As boas-vindas

Minha diarista foi se embora. Mudou de cidade. Anos a fio, uma ou duas vezes por semana ela aparecia. Lavava, enxugava, tirava poeira, conversava, atendia ao telefone. Sempre perguntava quem desejava falar. Pessoas sem maiores cerimônias, na verdade dispensávamos essa formalidade, e cheguei a dizer-lhe. É possível que tentasse, mas logo se esquecia e de novo lá vinha ela com o telefone:

- É pra você. É do banco.

- É do colégio. Sua coordenadora...

Achei melhor ficar assim... Era o seu jeito, e não precisávamos também renunciar a certa reverência que ela nos concedia.

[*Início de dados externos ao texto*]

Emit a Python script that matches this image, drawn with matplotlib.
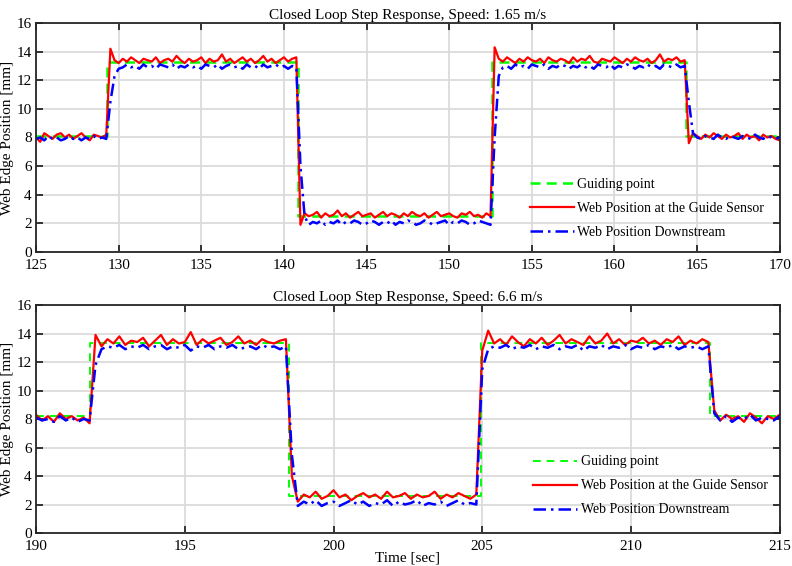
import numpy as np
import matplotlib
matplotlib.use("Agg")
import matplotlib.pyplot as plt

plt.rcParams['font.family'] = ['Liberation Serif', 'DejaVu Serif']
plt.rcParams['font.size'] = 11

# ---- top run, speed 1.65 m/s (samples every 0.25 s) ----
t_top = np.arange(125, 170.001, 0.25)
guide_t_top = [125, 129.3, 140.85, 152.6, 164.3, 170]
guide_v_top = [8.1, 13.3, 2.5, 13.3, 8.1, 8.1]
red_top = [
    8.0, 7.7, 8.3, 8.1, 7.9, 8.2, 8.3, 8.0, 8.2, 7.9,
    8.1, 8.3, 8.0, 7.8, 8.2, 8.1, 8.0, 8.2,
    14.2, 13.4, 13.2, 13.5, 13.3, 13.6, 13.4, 13.2, 13.5, 13.4,
    13.3, 13.6, 13.2, 13.4, 13.5, 13.3, 13.7, 13.4, 13.2, 13.5,
    13.3, 13.4, 13.6, 13.2, 13.5, 13.3, 13.4, 13.8, 13.3, 13.5,
    13.2, 13.4, 13.6, 13.3, 13.5, 13.2, 13.4, 13.7, 13.3, 13.5,
    13.2, 13.4, 13.6, 13.3, 13.5, 13.6,
    1.9, 2.7, 2.5, 2.6, 2.8, 2.4, 2.7, 2.5, 2.6, 2.9,
    2.5, 2.7, 2.4, 2.6, 2.8, 2.5, 2.6, 2.7, 2.4, 2.6,
    2.8, 2.5, 2.7, 2.6, 2.4, 2.7, 2.5, 2.8, 2.6, 2.5,
    2.7, 2.4, 2.6, 2.8, 2.5, 2.6, 2.7, 2.5, 2.4, 2.7,
    2.6, 2.8, 2.5, 2.6, 2.4, 2.7, 2.5,
    14.3, 13.5, 13.3, 13.6, 13.4, 13.2, 13.5, 13.3, 13.6, 13.4,
    13.3, 13.5, 13.2, 13.6, 13.4, 13.3, 13.5, 13.4, 13.2, 13.6,
    13.3, 13.5, 13.4, 13.7, 13.3, 13.2, 13.5, 13.4, 13.3, 13.6,
    13.4, 13.2, 13.5, 13.3, 13.6, 13.4, 13.3, 13.5, 13.2, 13.4,
    13.8, 13.3, 13.5, 13.4, 13.6, 13.3, 13.4,
    7.6, 8.3, 8.1, 7.9, 8.2, 8.0, 8.3, 8.1, 7.9, 8.2,
    8.0, 8.1, 8.3, 7.9, 8.2, 8.0, 8.1, 7.8, 8.2, 8.0,
    8.1, 7.9, 7.8]
blue_top = [
    7.9, 8.0, 7.8, 8.1, 7.9, 8.0, 7.8, 7.9, 8.1, 7.9,
    8.0, 7.8, 8.0, 7.9, 8.1, 7.9, 8.0, 7.9,
    10.5, 12.3, 12.8, 12.9, 13.1, 12.9, 13.0, 12.8, 13.1, 12.9,
    13.0, 12.8, 13.1, 13.0, 12.9, 13.1, 12.8, 13.0, 12.9, 13.1,
    12.9, 13.0, 12.8, 13.1, 13.0, 12.9, 13.1, 12.8, 13.0, 13.1,
    12.9, 13.0, 12.8, 13.1, 12.9, 13.0, 12.8, 13.1, 12.9, 13.0,
    13.1, 12.9, 13.0, 12.8, 13.0, 12.9,
    6.0, 2.5, 1.9, 2.1, 2.0, 2.2, 1.9, 2.1, 2.0, 2.2,
    1.9, 2.1, 2.0, 2.2, 2.1, 1.9, 2.0, 2.2, 2.1, 1.9,
    2.1, 2.0, 2.2, 1.9, 2.1, 2.0, 2.2, 2.1, 1.9, 2.0,
    2.2, 2.1, 1.9, 2.0, 2.1, 2.2, 1.9, 2.1, 2.0, 2.2,
    2.1, 1.9, 2.0, 2.2, 2.1, 2.0, 1.9,
    8.0, 12.3, 12.9, 13.0, 12.8, 13.1, 12.9, 13.0, 12.8, 13.1,
    13.0, 12.9, 13.1, 12.8, 13.0, 12.9, 13.1, 13.0, 12.8, 13.0,
    12.9, 13.1, 12.9, 13.0, 12.8, 13.1, 13.0, 12.9, 13.1, 12.8,
    13.0, 12.9, 13.1, 13.0, 12.8, 13.0, 12.9, 13.1, 12.9, 13.0,
    12.8, 13.1, 13.0, 12.9, 13.1, 12.9, 13.0,
    10.5, 8.3, 8.0, 7.9, 8.1, 8.0, 7.9, 8.2, 8.0, 7.9,
    8.1, 8.0, 7.9, 8.1, 8.0, 7.9, 8.2, 8.0, 7.9, 8.1,
    8.0, 7.9, 8.0]

# ---- bottom run, speed 6.6 m/s (samples every 0.2 s) ----
t_bot = np.arange(190, 215.001, 0.2)
guide_t_bot = [190, 191.8, 198.5, 204.95, 212.65, 215]
guide_v_bot = [8.2, 13.3, 2.6, 13.3, 8.2, 8.2]
red_bot = [
    8.3, 7.9, 8.2, 7.8, 8.4, 8.0, 8.2, 7.9, 8.1, 7.7,
    13.9, 13.1, 13.6, 13.3, 13.8, 13.2, 13.5, 13.4, 13.7, 13.1,
    13.5, 13.9, 13.2, 13.6, 13.3, 13.4, 14.1, 13.2, 13.6, 13.3,
    13.5, 13.7, 13.2, 13.4, 13.8, 13.3, 13.5, 13.2, 13.6, 13.4,
    13.3, 13.5, 13.6,
    4.0, 2.2, 2.7, 2.5, 2.9, 2.4, 2.6, 3.0, 2.5, 2.7,
    2.3, 2.6, 2.8, 2.5, 2.7, 2.4, 2.9, 2.5, 2.6, 2.8,
    2.4, 2.7, 2.5, 2.6, 2.9, 2.4, 2.7, 2.5, 2.8, 2.6,
    2.4, 2.7,
    12.8, 14.2, 13.3, 13.6, 13.2, 13.8, 13.4, 13.1, 13.6, 13.3,
    13.7, 13.2, 13.5, 13.9, 13.3, 13.6, 13.4, 13.2, 13.8, 13.3,
    13.5, 14.0, 13.3, 13.6, 13.2, 13.5, 13.4, 13.7, 13.3, 13.5,
    13.2, 13.6, 13.4, 13.8, 13.2, 13.5, 13.3, 13.6, 13.4,
    8.6, 7.9, 8.3, 8.0, 8.2, 7.8, 8.4, 8.1, 7.7, 8.2,
    8.0, 8.3]
blue_bot = [
    8.1, 7.9, 8.0, 7.8, 8.2, 7.9, 8.1, 7.8, 8.0, 7.9,
    11.8, 12.9, 13.1, 13.0, 13.2, 12.9, 13.1, 13.0, 13.2, 12.9,
    13.1, 13.2, 12.9, 13.1, 13.0, 13.2, 12.8, 13.1, 13.0, 13.2,
    12.9, 13.1, 13.0, 13.2, 12.9, 13.0, 13.1, 12.9, 13.2, 13.0,
    13.1, 12.9, 13.1,
    5.5, 1.9, 2.2, 2.0, 2.3, 1.9, 2.1, 2.2, 1.9, 2.1,
    2.3, 2.0, 2.2, 1.9, 2.1, 2.0, 2.3, 1.9, 2.2, 2.0,
    2.1, 2.3, 1.9, 2.1, 2.0, 2.2, 1.9, 2.1, 2.3, 2.0,
    2.1, 2.0,
    11.5, 12.9, 13.1, 13.0, 13.2, 12.9, 13.1, 13.0, 13.2, 12.9,
    13.1, 13.0, 13.2, 12.9, 13.1, 13.0, 13.2, 12.8, 13.1, 13.0,
    13.2, 12.9, 13.1, 13.0, 13.2, 12.9, 13.1, 13.0, 13.2, 12.9,
    13.1, 13.0, 13.2, 12.9, 13.1, 13.0, 13.1, 12.9, 13.1,
    8.4, 7.9, 8.2, 7.8, 8.1, 8.0, 8.3, 7.9, 8.1, 8.0,
    7.9, 8.2]

labels = ['Guiding point', 'Web Position at the Guide Sensor', 'Web Position Downstream']
titles = ['Closed Loop Step Response, Speed: 1.65 m/s', 'Closed Loop Step Response, Speed: 6.6 m/s']


def style_axes(ax, xlim, xticks):
    ax.set_xlim(xlim)
    ax.set_ylim(0, 16)
    ax.set_xticks(xticks)
    ax.set_yticks(range(0, 17, 2))
    ax.grid(True, color='#d8d8d8', lw=1.2)
    ax.set_axisbelow(True)
    ax.tick_params(direction='in', top=True, right=True, length=5, width=1.3,
                   color='#262626', labelsize=11)
    ax.tick_params(axis='x', pad=5)
    ax.tick_params(axis='y', pad=3)
    for s in ax.spines.values():
        s.set_color('#262626')
        s.set_linewidth(1.3)
    ax.set_ylabel('Web Edge Position [mm]', fontsize=11)
    # right edge of the rotated label sits just left of the tick labels
    ax.yaxis.set_label_coords(-0.0295, 0.5)


fig = plt.figure(figsize=(7.92, 5.66), dpi=100)

ax1 = fig.add_axes([0.0455, 0.5548, 0.939, 0.4046])
ax1.plot(guide_t_top, guide_v_top, drawstyle='steps-post', color='#00ff00', ls=(0, (4, 2.5)), lw=1.8, label=labels[0])
ax1.plot(t_top, red_top, color='#ff0000', lw=1.6, label=labels[1])
ax1.plot(t_top, blue_top, color='#0000ff', ls=(0, (5, 2, 1, 2)), lw=1.8, label=labels[2])
style_axes(ax1, (125, 170), range(125, 171, 5))
ax1.set_title(titles[0], fontsize=11, pad=3)
ax1.legend(loc='upper left', bbox_to_anchor=(0.664, 0.325), frameon=False, fontsize=10,
           handlelength=3.2, handletextpad=0.2, labelspacing=0.79, borderpad=0, borderaxespad=0)

ax2 = fig.add_axes([0.0455, 0.0583, 0.939, 0.4028])
ax2.plot(guide_t_bot, guide_v_bot, drawstyle='steps-post', color='#00ff00', ls=(0, (4, 3)), lw=1.4, label=labels[0])
ax2.plot(t_bot, red_bot, color='#ff0000', lw=1.6, label=labels[1])
ax2.plot(t_bot, blue_bot, color='#0000ff', ls=(0, (5, 2, 1, 2)), lw=1.8, label=labels[2])
style_axes(ax2, (190, 215), range(190, 216, 5))
ax2.set_title(titles[1], fontsize=11, pad=3)
ax2.set_xlabel('Time [sec]', fontsize=11, labelpad=-1)
ax2.legend(loc='upper left', bbox_to_anchor=(0.668, 0.34), frameon=False, fontsize=10,
           handlelength=3.2, handletextpad=0.3, labelspacing=0.79, borderpad=0, borderaxespad=0)

fig.savefig('out.png', dpi=100)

Assim correram os anos... Ela trabalhava e nos dava trabalho. Deveres das crianças, pesquisas, pequenos empréstimos, ela sabia que podia contar conosco, e nós, na medida do possível, não lhe decepcionávamos as expectativas.

Nunca imaginávamos que ela se fosse... Migrante às avessas, certo dia comunicou que ia para a roça, que o marido se cansara e iam com os filhos para um sítio perto de uma cidade pequena no interior.

Veio a despedida, que nos arrancou lágrimas. Mamãe, pragmática, procurou entender os motivos, que lhe pareceram muito razoáveis, mas não resistiu e chorou copiosamente. Boas mulheres, as duas se abraçaram e prometeram ver-se em breve, afinal nossa diarista ficaria a umas duas horas de viagem...

Esqueceu-me dizer que nos preparativos para a mudança, o que mais preocupava nossa personagem eram os filhos, que ela os retirava da escola na cidade - uma boa escola pública na nossa avaliação - para dias incertos. E foi com muita tristeza que ela providenciou a transferência.

Enfim, três meses se passaram, e fomos surpreendidos com a visita de nossa amiga. Estava feliz. A vidinha no campo ia bem. O marido trabalhava, ela também praticava seu mister de diarista, e as crianças adoravam as aulas. Surpreendeu-lhe o padrão da escola, que tinha boas acomodações e até piscina... Uma van da prefeitura buscava as crianças.

Em conversa com minha irmã, nossa amiga revelou a emoção que sentiu ao ver as professoras receberem seus filhos. Um sinal de boas-vindas se estampou nos olhos e depois nos caderninhos em que uma mensagem materializava o “seja bem-vindo” às crianças e aos pais.

Cá de longe imaginei a mãe feliz recebendo a mensagem confortante em um momento de incertezas! E fiquei imaginando professorinhas cheias de tarefas, tão pouco valorizadas, felizes de receberem mais crianças, a quem transmitiriam saber e afeto, não se importando com mais trabalho, que novos alunos inevitavelmente trazem.

Sei muito bem que nossa amiga, humilde e pobre que é, por certo terá dificuldades, neste mundo desigual. Mas sei também que seu amor às crianças vai ser sempre uma força para que vá superando os entraves da vida. E não tenho dúvidas de que as mestras devotadas, que emoção lhe causaram, foram seu maior presente de boas-vindas na nova terra.